Data:
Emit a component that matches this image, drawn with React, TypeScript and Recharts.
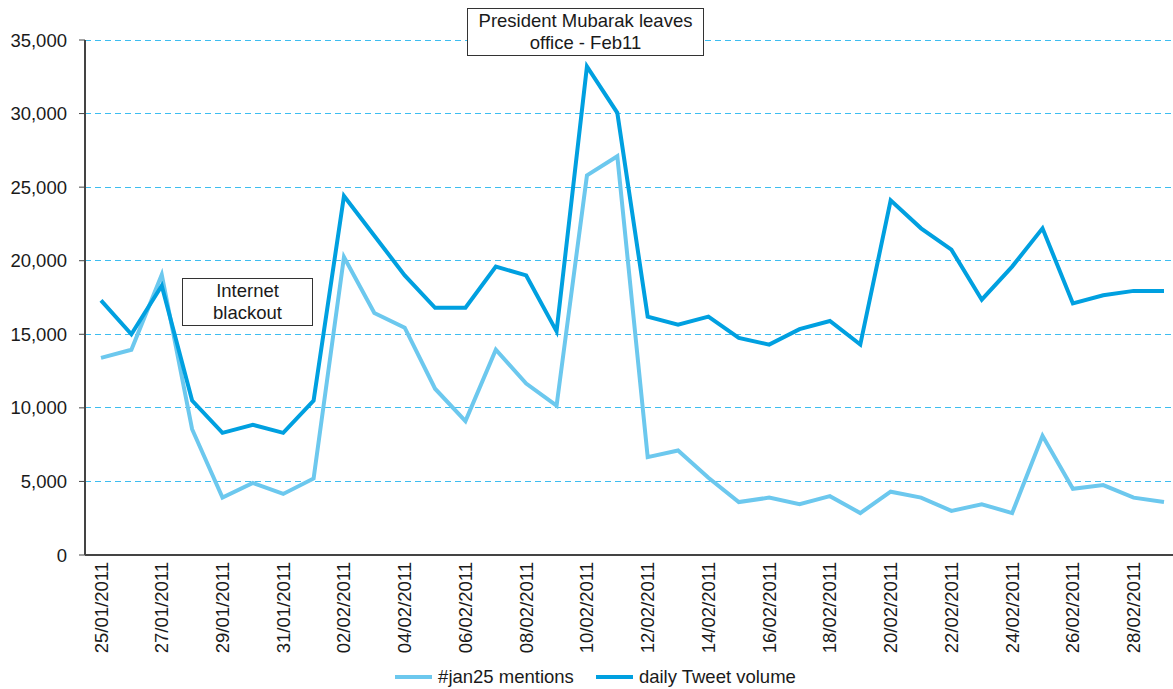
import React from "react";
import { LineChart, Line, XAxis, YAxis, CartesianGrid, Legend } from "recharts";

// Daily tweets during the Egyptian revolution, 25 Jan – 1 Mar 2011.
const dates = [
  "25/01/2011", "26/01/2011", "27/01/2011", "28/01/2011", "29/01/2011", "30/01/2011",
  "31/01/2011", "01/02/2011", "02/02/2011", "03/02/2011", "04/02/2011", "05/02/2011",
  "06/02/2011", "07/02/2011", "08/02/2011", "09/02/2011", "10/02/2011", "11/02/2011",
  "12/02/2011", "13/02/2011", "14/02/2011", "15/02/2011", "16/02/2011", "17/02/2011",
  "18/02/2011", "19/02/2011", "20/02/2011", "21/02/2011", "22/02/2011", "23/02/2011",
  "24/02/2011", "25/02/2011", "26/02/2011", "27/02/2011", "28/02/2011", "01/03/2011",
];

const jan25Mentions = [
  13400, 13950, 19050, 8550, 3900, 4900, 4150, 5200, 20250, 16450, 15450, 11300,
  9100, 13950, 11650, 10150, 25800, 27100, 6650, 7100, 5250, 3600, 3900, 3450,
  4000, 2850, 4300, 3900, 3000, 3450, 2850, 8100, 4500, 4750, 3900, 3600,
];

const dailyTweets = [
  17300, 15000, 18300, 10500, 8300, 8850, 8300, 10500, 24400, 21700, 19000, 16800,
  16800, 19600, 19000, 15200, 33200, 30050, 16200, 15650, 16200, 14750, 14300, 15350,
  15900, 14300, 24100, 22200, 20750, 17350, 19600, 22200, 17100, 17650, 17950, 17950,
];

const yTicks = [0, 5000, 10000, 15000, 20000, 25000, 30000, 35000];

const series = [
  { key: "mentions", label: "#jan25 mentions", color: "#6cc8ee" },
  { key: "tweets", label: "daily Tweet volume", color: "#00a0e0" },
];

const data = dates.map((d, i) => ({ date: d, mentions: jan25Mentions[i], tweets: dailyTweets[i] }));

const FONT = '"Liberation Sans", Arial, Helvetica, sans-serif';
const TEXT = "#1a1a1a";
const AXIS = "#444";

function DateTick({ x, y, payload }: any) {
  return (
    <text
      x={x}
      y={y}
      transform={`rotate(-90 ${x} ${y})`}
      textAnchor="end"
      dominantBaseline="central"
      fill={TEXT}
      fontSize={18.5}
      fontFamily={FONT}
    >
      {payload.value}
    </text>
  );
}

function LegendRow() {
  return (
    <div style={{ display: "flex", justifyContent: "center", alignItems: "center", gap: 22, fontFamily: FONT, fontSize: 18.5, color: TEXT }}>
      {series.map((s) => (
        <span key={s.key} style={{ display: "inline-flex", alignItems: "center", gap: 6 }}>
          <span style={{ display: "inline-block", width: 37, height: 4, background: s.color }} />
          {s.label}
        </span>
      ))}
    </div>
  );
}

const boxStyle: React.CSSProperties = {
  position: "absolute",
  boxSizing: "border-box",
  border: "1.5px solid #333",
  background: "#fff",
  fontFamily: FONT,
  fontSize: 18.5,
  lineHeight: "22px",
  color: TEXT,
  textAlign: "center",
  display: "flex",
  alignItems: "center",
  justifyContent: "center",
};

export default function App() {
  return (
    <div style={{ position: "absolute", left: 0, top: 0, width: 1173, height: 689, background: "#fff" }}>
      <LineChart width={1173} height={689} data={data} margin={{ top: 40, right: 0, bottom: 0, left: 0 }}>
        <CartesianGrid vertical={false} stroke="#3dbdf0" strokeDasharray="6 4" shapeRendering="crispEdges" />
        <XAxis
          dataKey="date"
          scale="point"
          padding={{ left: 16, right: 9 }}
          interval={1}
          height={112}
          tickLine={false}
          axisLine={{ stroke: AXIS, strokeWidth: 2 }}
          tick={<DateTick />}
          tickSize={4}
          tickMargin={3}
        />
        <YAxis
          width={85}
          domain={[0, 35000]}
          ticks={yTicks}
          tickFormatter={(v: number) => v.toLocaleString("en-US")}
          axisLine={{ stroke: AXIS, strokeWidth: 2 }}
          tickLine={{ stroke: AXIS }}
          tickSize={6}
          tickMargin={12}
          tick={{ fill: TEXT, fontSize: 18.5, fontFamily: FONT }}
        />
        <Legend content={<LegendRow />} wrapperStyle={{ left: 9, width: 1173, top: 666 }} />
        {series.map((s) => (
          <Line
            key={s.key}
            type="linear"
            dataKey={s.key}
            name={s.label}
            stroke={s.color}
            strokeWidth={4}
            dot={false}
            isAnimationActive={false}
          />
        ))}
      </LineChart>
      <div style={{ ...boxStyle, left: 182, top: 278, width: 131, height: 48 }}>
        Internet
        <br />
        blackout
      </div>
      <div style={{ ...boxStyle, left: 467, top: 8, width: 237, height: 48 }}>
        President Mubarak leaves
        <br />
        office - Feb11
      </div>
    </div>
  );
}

The exercise: Repeat the data above exactly, but not the pictures.

Answer to the problem:
Emit a component that matches this image, drawn with React, TypeScript and Recharts.
import React from "react";
import { LineChart, Line, XAxis, YAxis, CartesianGrid, Legend } from "recharts";

// Daily tweets during the Egyptian revolution, 25 Jan – 1 Mar 2011.
const dates = [
  "25/01/2011", "26/01/2011", "27/01/2011", "28/01/2011", "29/01/2011", "30/01/2011",
  "31/01/2011", "01/02/2011", "02/02/2011", "03/02/2011", "04/02/2011", "05/02/2011",
  "06/02/2011", "07/02/2011", "08/02/2011", "09/02/2011", "10/02/2011", "11/02/2011",
  "12/02/2011", "13/02/2011", "14/02/2011", "15/02/2011", "16/02/2011", "17/02/2011",
  "18/02/2011", "19/02/2011", "20/02/2011", "21/02/2011", "22/02/2011", "23/02/2011",
  "24/02/2011", "25/02/2011", "26/02/2011", "27/02/2011", "28/02/2011", "01/03/2011",
];

const jan25Mentions = [
  13400, 13950, 19050, 8550, 3900, 4900, 4150, 5200, 20250, 16450, 15450, 11300,
  9100, 13950, 11650, 10150, 25800, 27100, 6650, 7100, 5250, 3600, 3900, 3450,
  4000, 2850, 4300, 3900, 3000, 3450, 2850, 8100, 4500, 4750, 3900, 3600,
];

const dailyTweets = [
  17300, 15000, 18300, 10500, 8300, 8850, 8300, 10500, 24400, 21700, 19000, 16800,
  16800, 19600, 19000, 15200, 33200, 30050, 16200, 15650, 16200, 14750, 14300, 15350,
  15900, 14300, 24100, 22200, 20750, 17350, 19600, 22200, 17100, 17650, 17950, 17950,
];

const yTicks = [0, 5000, 10000, 15000, 20000, 25000, 30000, 35000];

const series = [
  { key: "mentions", label: "#jan25 mentions", color: "#6cc8ee" },
  { key: "tweets", label: "daily Tweet volume", color: "#00a0e0" },
];

const data = dates.map((d, i) => ({ date: d, mentions: jan25Mentions[i], tweets: dailyTweets[i] }));

const FONT = '"Liberation Sans", Arial, Helvetica, sans-serif';
const TEXT = "#1a1a1a";
const AXIS = "#444";

function DateTick({ x, y, payload }: any) {
  return (
    <text
      x={x}
      y={y}
      transform={`rotate(-90 ${x} ${y})`}
      textAnchor="end"
      dominantBaseline="central"
      fill={TEXT}
      fontSize={18.5}
      fontFamily={FONT}
    >
      {payload.value}
    </text>
  );
}

function LegendRow() {
  return (
    <div style={{ display: "flex", justifyContent: "center", alignItems: "center", gap: 22, fontFamily: FONT, fontSize: 18.5, color: TEXT }}>
      {series.map((s) => (
        <span key={s.key} style={{ display: "inline-flex", alignItems: "center", gap: 6 }}>
          <span style={{ display: "inline-block", width: 37, height: 4, background: s.color }} />
          {s.label}
        </span>
      ))}
    </div>
  );
}

const boxStyle: React.CSSProperties = {
  position: "absolute",
  boxSizing: "border-box",
  border: "1.5px solid #333",
  background: "#fff",
  fontFamily: FONT,
  fontSize: 18.5,
  lineHeight: "22px",
  color: TEXT,
  textAlign: "center",
  display: "flex",
  alignItems: "center",
  justifyContent: "center",
};

export default function App() {
  return (
    <div style={{ position: "absolute", left: 0, top: 0, width: 1173, height: 689, background: "#fff" }}>
      <LineChart width={1173} height={689} data={data} margin={{ top: 40, right: 0, bottom: 0, left: 0 }}>
        <CartesianGrid vertical={false} stroke="#3dbdf0" strokeDasharray="6 4" shapeRendering="crispEdges" />
        <XAxis
          dataKey="date"
          scale="point"
          padding={{ left: 16, right: 9 }}
          interval={1}
          height={112}
          tickLine={false}
          axisLine={{ stroke: AXIS, strokeWidth: 2 }}
          tick={<DateTick />}
          tickSize={4}
          tickMargin={3}
        />
        <YAxis
          width={85}
          domain={[0, 35000]}
          ticks={yTicks}
          tickFormatter={(v: number) => v.toLocaleString("en-US")}
          axisLine={{ stroke: AXIS, strokeWidth: 2 }}
          tickLine={{ stroke: AXIS }}
          tickSize={6}
          tickMargin={12}
          tick={{ fill: TEXT, fontSize: 18.5, fontFamily: FONT }}
        />
        <Legend content={<LegendRow />} wrapperStyle={{ left: 9, width: 1173, top: 666 }} />
        {series.map((s) => (
          <Line
            key={s.key}
            type="linear"
            dataKey={s.key}
            name={s.label}
            stroke={s.color}
            strokeWidth={4}
            dot={false}
            isAnimationActive={false}
          />
        ))}
      </LineChart>
      <div style={{ ...boxStyle, left: 182, top: 278, width: 131, height: 48 }}>
        Internet
        <br />
        blackout
      </div>
      <div style={{ ...boxStyle, left: 467, top: 8, width: 237, height: 48 }}>
        President Mubarak leaves
        <br />
        office - Feb11
      </div>
    </div>
  );
}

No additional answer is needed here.